# Think You Have A Shedding problem...



## Jazz & Jules (Feb 25, 2007)

You ain't seen nothing yet!!!!

Gave Artica a bath Sunday as she is starting to blow her coat....and I do mean BLOW her coat!!!

The photos you are about to view may be graphic. No animals were harmed.

This is the fourth day of a 10 minute brushing on Artica:


----------



## LaurJen (Aug 10, 2006)

Ha ha! You could make another golden out of that!


----------



## Denali and Gretzky's Mom (Jun 26, 2006)

Ahhhhhh!!! Is that some kind of monster in your kitchen?????  

Holy crap...I will never complain about hair again. Wait, until the next time I vaccuum, but I won't complain as much. Does Artica have ANY fur left?


----------



## Gldiebr (Oct 10, 2006)

There are people who will spin the fluff into yarn for a sweater! I think you have at least a scarf's worth right there! 

Bailey wants to eat the fluff... I can't get a photo of it, I'm too busy tucking it out of her sight. Arg!


----------



## Molly's Mom (Jan 1, 2007)

Oh no, :no: Is this what lies ahead? My pup still has her baby fur.


----------



## Maggies mom (Jan 6, 2006)

OMG.....Im so glad mine are Field lines................


----------



## mojosmum (May 20, 2005)

So Martha....did you stuff a mattress with day 1, 2, & 3's fur? :lol:

Artica must feel SO much better but are your drains plugged? WOW!


----------



## justmejanis (Feb 25, 2007)

I was thinking the same thing...some new throw pillows, maybe a comforter? Wow, that is a lot of fur!!!! Bet Artica looks a lot slimmer now!


----------



## Katiesmommy (Sep 10, 2006)

Molly's Mom said:


> Oh no, :no: Is this what lies ahead? My pup still has her baby fur.

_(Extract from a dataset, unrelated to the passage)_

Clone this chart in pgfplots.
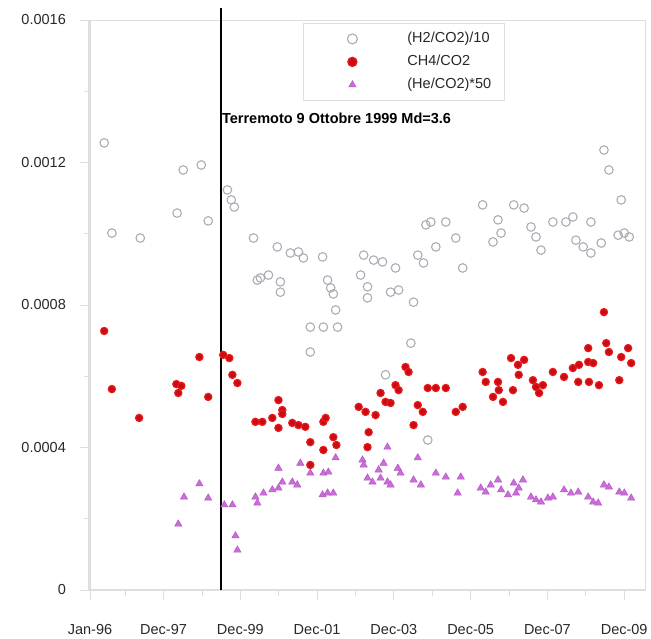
\documentclass[border=0pt]{standalone}
\usepackage{pgfplots}
\pgfplotsset{compat=1.18}
\usepackage{fontspec}
\setmainfont{Liberation Sans}

\definecolor{htwo}{RGB}{172,172,182}
\definecolor{chfour}{RGB}{235,25,25}
\definecolor{chfourdark}{RGB}{200,12,22}
\definecolor{heco}{RGB}{206,106,222}
\definecolor{axisgray}{RGB}{222,222,222}
\definecolor{labgray}{RGB}{40,40,40}

\newcommand{\lab}{\fontsize{14.5bp}{17bp}\selectfont}

% legend entry: a single mark with room on both sides
\pgfplotsset{
  legmark/.style={legend image code/.code={%
    \path[draw=none] (-39bp,0bp) -- (52bp,0bp);
    \path[##1, draw=none, mark size=#1] plot coordinates {(0bp,0bp)};}},
}

\begin{document}
\begin{tikzpicture}
\begin{axis}[
  at={(0,0)}, anchor=south west,
  scale only axis,
  width=555bp, height=570bp,
  xmin=1996.0, xmax=2010.46,
  ymin=0, ymax=0.0016,
  clip=false,
  scaled y ticks=false,
  axis line style={draw=axisgray, line width=0.8bp},
  xtick={1996.0,1997.917,1999.917,2001.917,2003.917,2005.917,2007.917,2009.917},
  xticklabels={Jan-96,Dec-97,Dec-99,Dec-01,Dec-03,Dec-05,Dec-07,Dec-09},
  minor xtick={1996.917,1998.917,2000.917,2002.917,2004.917,2006.917,2008.917},
  ytick={0,0.0004,0.0008,0.0012,0.0016},
  yticklabels={0,0.0004,0.0008,0.0012,0.0016},
  minor ytick={0.0002,0.0006,0.0010,0.0014},
  tick align=outside,
  major tick length=10bp, minor tick length=6bp,
  tick style={draw=axisgray, line width=0.8bp},
  xtick pos=bottom, ytick pos=left,
  /pgf/number format/assume math mode=true,
  xticklabel style={font=\lab, text=labgray, inner sep=0pt, anchor=north, yshift=-24bp},
  yticklabel style={font=\lab, text=labgray, inner sep=0pt, anchor=east, xshift=-14bp},
  legend style={
    at={(213bp,567bp)}, anchor=north west,
    draw=axisgray, line width=0.8bp, fill=white,
    inner xsep=10bp, inner ysep=4bp,
    font=\lab, text=labgray,
    nodes={inner xsep=3bp, inner ysep=4bp, text height=11bp, text depth=4bp},
    row sep=0pt, column sep=0pt,
  },
  legend cell align=left,
]

% H2/CO2 ratio, divided by 10
\addplot[only marks, mark=o, mark size=4.3bp, mark options={draw=htwo, line width=1.1bp}, legmark=5bp]
coordinates {
(1996.37,0.001255) (1996.57,0.001002) (1997.31,0.000988) (1998.27,0.001058)
(1998.43,0.001179) (1998.90,0.001193) (1999.08,0.001036) (1999.58,0.001123)
(1999.68,0.001095) (1999.76,0.001075) (2000.26,0.000988) (2000.36,0.000870)
(2000.44,0.000876) (2000.65,0.000884) (2000.88,0.000963) (2000.96,0.000865)
(2000.96,0.000836) (2001.22,0.000946) (2001.43,0.000949) (2001.56,0.000932)
(2001.74,0.000738) (2001.74,0.000668) (2002.06,0.000935) (2002.08,0.000738)
(2002.19,0.000870) (2002.27,0.000848) (2002.34,0.000831) (2002.40,0.000786)
(2002.45,0.000738) (2003.05,0.000884) (2003.13,0.000940) (2003.23,0.000851)
(2003.23,0.000820) (2003.39,0.000926) (2003.62,0.000921) (2003.70,0.000604)
(2003.83,0.000836) (2004.04,0.000842) (2003.96,0.000904) (2004.36,0.000693)
(2004.43,0.000808) (2004.54,0.000940) (2004.69,0.000918) (2004.75,0.001025)
(2004.88,0.001033) (2005.01,0.000963) (2005.27,0.001033) (2005.53,0.000988)
(2005.71,0.000904) (2004.80,0.000421) (2006.23,0.001081) (2006.50,0.000977)
(2006.63,0.001039) (2006.71,0.001002) (2007.04,0.001081) (2007.31,0.001072)
(2007.49,0.001019) (2007.62,0.000991) (2007.75,0.000954) (2008.06,0.001033)
(2008.40,0.001033) (2008.58,0.001047) (2008.66,0.000982) (2008.85,0.000963)
(2009.05,0.000946) (2009.05,0.001033) (2009.32,0.000974) (2009.39,0.001235)
(2009.52,0.001179) (2009.84,0.001095) (2009.76,0.000996) (2009.92,0.001002)
(2010.05,0.000991)
};
\addlegendentry{(H2/CO2)/10}

% CH4/CO2 ratio
\addplot[only marks, mark=*, mark size=3.6bp, mark options={fill=chfourdark, draw=chfour, line width=1.2bp}, legmark=4.6bp]
coordinates {
(1996.37,0.000727) (1996.57,0.000564) (1997.28,0.000483) (1998.25,0.000578)
(1998.38,0.000573) (1998.30,0.000553) (1998.85,0.000654) (1999.08,0.000542)
(1999.47,0.000660) (1999.63,0.000651) (1999.71,0.000604) (1999.84,0.000581)
(2000.31,0.000472) (2000.49,0.000472) (2000.75,0.000483) (2000.91,0.000533)
(2001.01,0.000505) (2001.01,0.000494) (2000.91,0.000455) (2001.27,0.000469)
(2001.43,0.000463) (2001.61,0.000458) (2001.74,0.000415) (2002.08,0.000472)
(2002.14,0.000483) (2002.08,0.000393) (2002.34,0.000429) (2002.42,0.000407)
(2001.74,0.000351) (2003.00,0.000514) (2003.18,0.000500) (2003.44,0.000491)
(2003.26,0.000443) (2003.23,0.000401) (2003.57,0.000553) (2003.70,0.000528)
(2003.83,0.000525) (2003.96,0.000575) (2004.04,0.000561) (2004.22,0.000626)
(2004.30,0.000612) (2004.54,0.000519) (2004.67,0.000500) (2004.43,0.000463)
(2004.80,0.000567) (2005.01,0.000567) (2005.27,0.000567) (2005.53,0.000500)
(2005.71,0.000514) (2006.23,0.000612) (2006.31,0.000584) (2006.63,0.000584)
(2006.65,0.000561) (2006.50,0.000542) (2006.76,0.000528) (2007.02,0.000561)
(2006.97,0.000651) (2007.15,0.000632) (2007.31,0.000646) (2007.17,0.000604)
(2007.54,0.000589) (2007.62,0.000570) (2007.70,0.000553) (2007.80,0.000575)
(2008.06,0.000612) (2008.35,0.000598) (2008.58,0.000623) (2008.74,0.000632)
(2008.98,0.000640) (2009.11,0.000637) (2008.98,0.000679) (2008.72,0.000584)
(2009.00,0.000584) (2009.26,0.000575) (2009.39,0.000780) (2009.45,0.000693)
(2009.52,0.000668) (2009.84,0.000654) (2010.02,0.000679) (2010.10,0.000637)
(2009.79,0.000589)
};
\addlegendentry{CH4/CO2}

% He/CO2 ratio, multiplied by 50
\addplot[only marks, mark=triangle*, mark size=4.2bp, mark options={fill=heco, draw=heco!85!black, line width=0.5bp}, legmark=4.2bp]
coordinates {
(1998.85,0.000298) (1998.45,0.000261) (1999.08,0.000258) (1998.30,0.000185)
(1999.50,0.000239) (1999.71,0.000239) (1999.79,0.000152) (1999.84,0.000112)
(2000.31,0.000261) (2000.36,0.000244) (2000.52,0.000272) (2000.75,0.000281)
(2000.91,0.000286) (2001.01,0.000303) (2000.91,0.000342) (2001.27,0.000303)
(2001.40,0.000295) (2001.48,0.000356) (2001.74,0.000328) (2002.06,0.000267)
(2002.19,0.000272) (2002.34,0.000272) (2002.08,0.000328) (2002.21,0.000331)
(2002.40,0.000371) (2003.10,0.000365) (2003.13,0.000351) (2003.23,0.000314)
(2003.36,0.000303) (2003.52,0.000337) (2003.65,0.000356) (2003.75,0.000401)
(2003.57,0.000314) (2003.75,0.000303) (2003.83,0.000295) (2004.02,0.000342)
(2004.09,0.000328) (2004.43,0.000309) (2004.62,0.000295) (2004.54,0.000371)
(2005.01,0.000328) (2005.27,0.000317) (2005.66,0.000317) (2005.58,0.000272)
(2006.18,0.000286) (2006.31,0.000275) (2006.44,0.000295) (2006.63,0.000309)
(2006.71,0.000281) (2006.89,0.000267) (2007.04,0.000300) (2007.17,0.000286)
(2007.28,0.000309) (2007.10,0.000272) (2007.49,0.000261) (2007.62,0.000253)
(2007.75,0.000247) (2007.93,0.000258) (2008.06,0.000261) (2008.35,0.000281)
(2008.53,0.000272) (2008.72,0.000275) (2008.98,0.000261) (2009.11,0.000247)
(2009.24,0.000244) (2009.39,0.000295) (2009.52,0.000289) (2009.79,0.000275)
(2009.92,0.000272) (2010.10,0.000258)
};
\addlegendentry{(He/CO2)*50}

% thicker left and bottom axis lines
\draw[draw=axisgray, line width=3bp] (rel axis cs:0,0) -- (rel axis cs:0,1);
\draw[draw=axisgray, line width=2bp] (rel axis cs:0,0) -- (rel axis cs:1,0);

% earthquake of 9 October 1999
\draw[black, line width=2bp] (axis cs:1999.41,0) -- (axis cs:1999.41,0.001634);
\node[anchor=west, inner sep=1bp, font=\fontsize{14.5bp}{17bp}\selectfont\bfseries]
  at (axis cs:1999.41,0.001325) {Terremoto 9 Ottobre 1999 Md=3.6};
\end{axis}
\pgfresetboundingbox
\useasboundingbox (-90bp,-49bp) rectangle (561bp,590bp);
\end{tikzpicture}
\end{document}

Oh my god - I so hear ya - Ahhhhhhh


----------



## Katiesmommy (Sep 10, 2006)

I'm sorta confused as to why the hair is white.........((scratches head))


----------



## PeggyK (Apr 16, 2005)

It really is amazing-field lines do not have the fur that "show" lines have. My Oakley needs to be groomed every 4 or 5 weeks and our first Golden, Boomer, who lived to be 12-NEVER was groomed and his feet were always neat!!!!!!!!!!!! We had a thread recently where I stated that Oakley has feather dusters for feet after a few weeks!!!!!!


----------



## Buffy & Abby's Mom (Nov 27, 2005)

I'll be going through the same thing shortly with Abby. I can tell she's already looking shaggy like she's getting ready to lose everything. Thank God for those special combs (can't even think of the name now - DUH). Buffy, who's evidently more field line - she's dark red, doesn't shed near as much as Abby, who is lighter with baby fine hair.


----------



## Lego&Jacub (Jul 18, 2006)

Katiesmommy said:


> Oh my god - I so hear ya - Ahhhhhhh



EEEEK! Me too... hahahaha! :curtain:


----------



## Molly's Mom (Jan 1, 2007)

I guess this thread is as good a place as any to ask at what age does the adult coat start growing in? I'm starting to see a change in Molly's fur on her upper back. It's not light and fluffy anymore.


----------



## Charlie06 (Feb 10, 2007)

I feel your pain....Although Charlie still has his baby coat, I have 2 persians. I spend most of my day vaccuuming. And as soon as I get done with a room, there's clumps of kitty hair within minutes....


----------



## Baileysmom (Aug 5, 2006)

I had Bailey groomed for the first time last week. When I picked him up, the groomer was covered in hair -- She said, "Bailey is blowing his coat!" I am so glad that she got it all over her (instead of me), it was well worth the money! She trimmed his feet and they now look like lion paws! She was right, I am brushing hands full of hair out of him every day. He turned 9 months old yesterday.


----------



## HovawartMom (Aug 10, 2006)

Molly's Mom said:


> I guess this thread is as good a place as any to ask at what age does the adult coat start growing in? I'm starting to see a change in Molly's fur on her upper back. It's not light and fluffy anymore.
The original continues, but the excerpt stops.